The tariff turmoil is straining the multilateral, rules-based trading system, largely built under US leadership after World War II.

"The US is violating WTO rules," said Urata. "It is very sad to see the US destroying the WTO system which the US played the key role in establishing. You can destroy a system very quickly, but it takes so much time and energy to build or rebuild the system," he said.

Otaviano Canuto, a former World Bank vice-president, warned that "reciprocal tariffs" undermine multilateralism and WTO principles like non-discrimination, potentially reviving destructive patterns from the 1930s.

Beckley echoed this historical parallel, writing, "That's how the world fell apart in the 1930s: protectionism, fear, and rising powers with no way to grow but through force."

"Trade wars don't just raise prices. They unravel alliances and push rivals toward confrontation. By treating global affairs like a transactional hustle, the United States risks tearing down the very system that has kept the peace for generations."

He described the current US approach as one of becoming a "rogue superpower", one that is "aggressive, powerful, and increasingly out for itself," suggesting this path is driven partly by the nation's capability to act unilaterally.

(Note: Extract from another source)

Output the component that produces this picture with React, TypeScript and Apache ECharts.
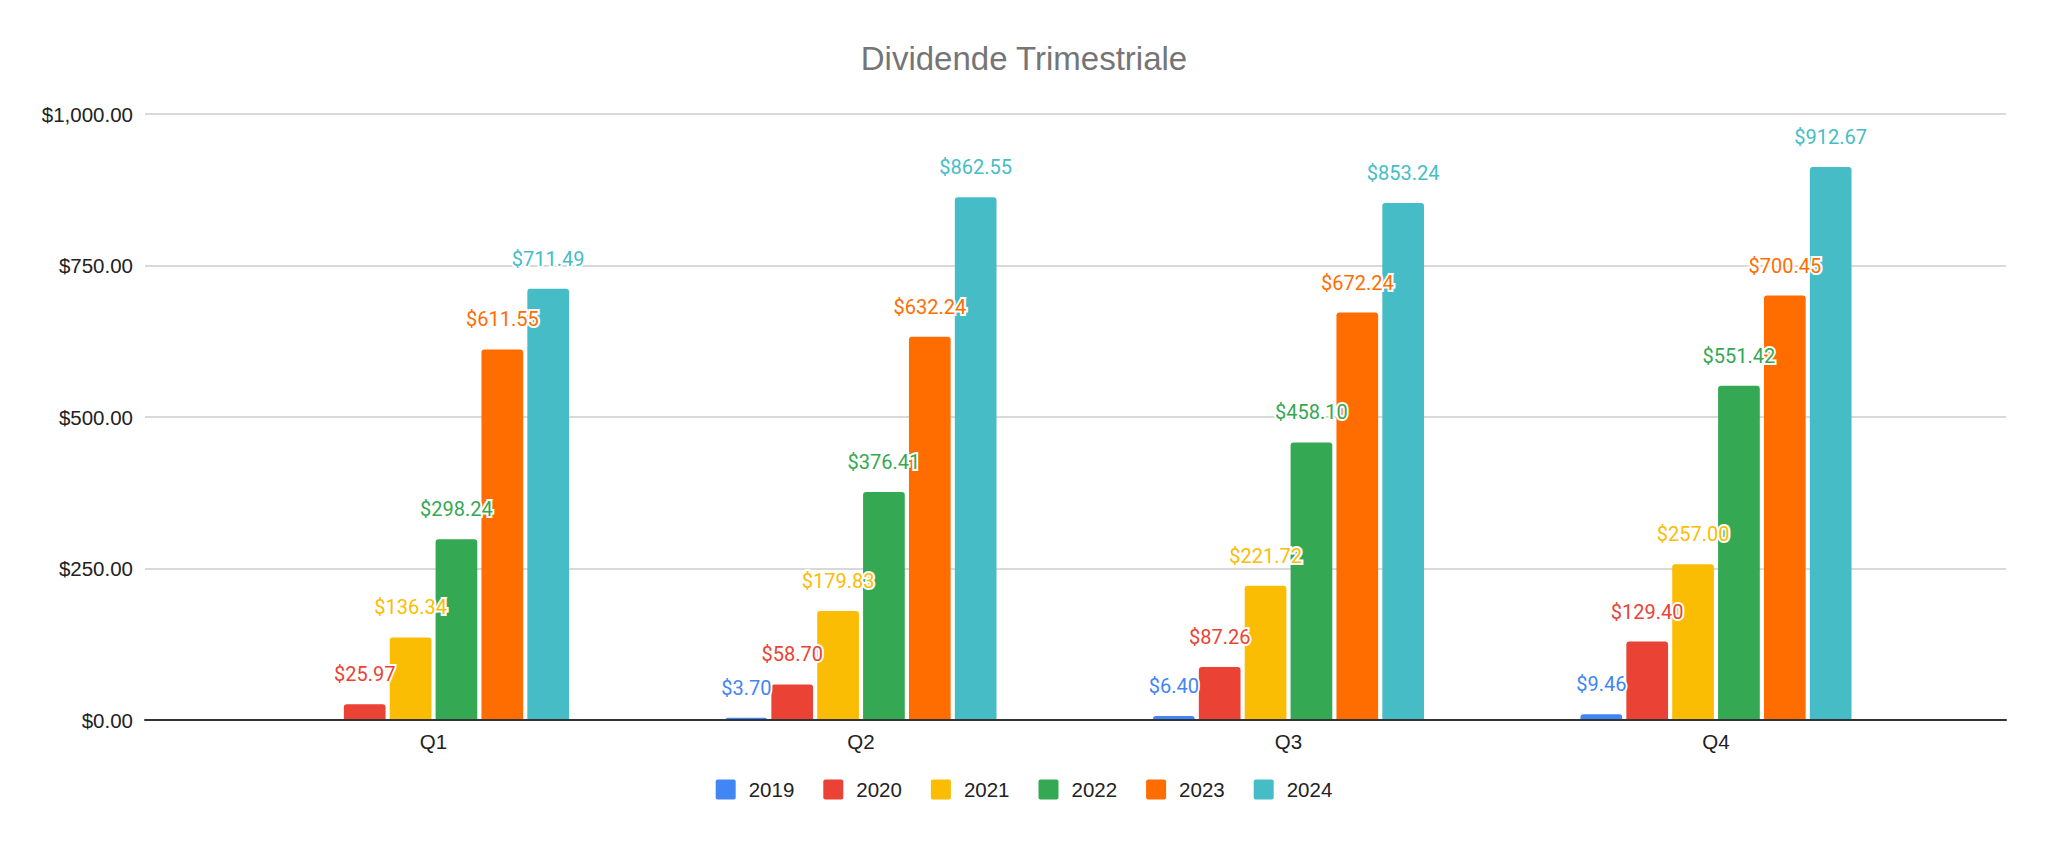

WTO Director-General Ngozi Okonjo-Iweala warned on April 10 that the US-China tariff war could slash bilateral merchandise trade by "as much as 80 percent "and "severely damage the global economic outlook."

"It is critical for the global community to work together to preserve the openness of the international trading system," Okonjo-Iweala said, cautioning against the "potential fragmentation of global trade along geopolitical lines."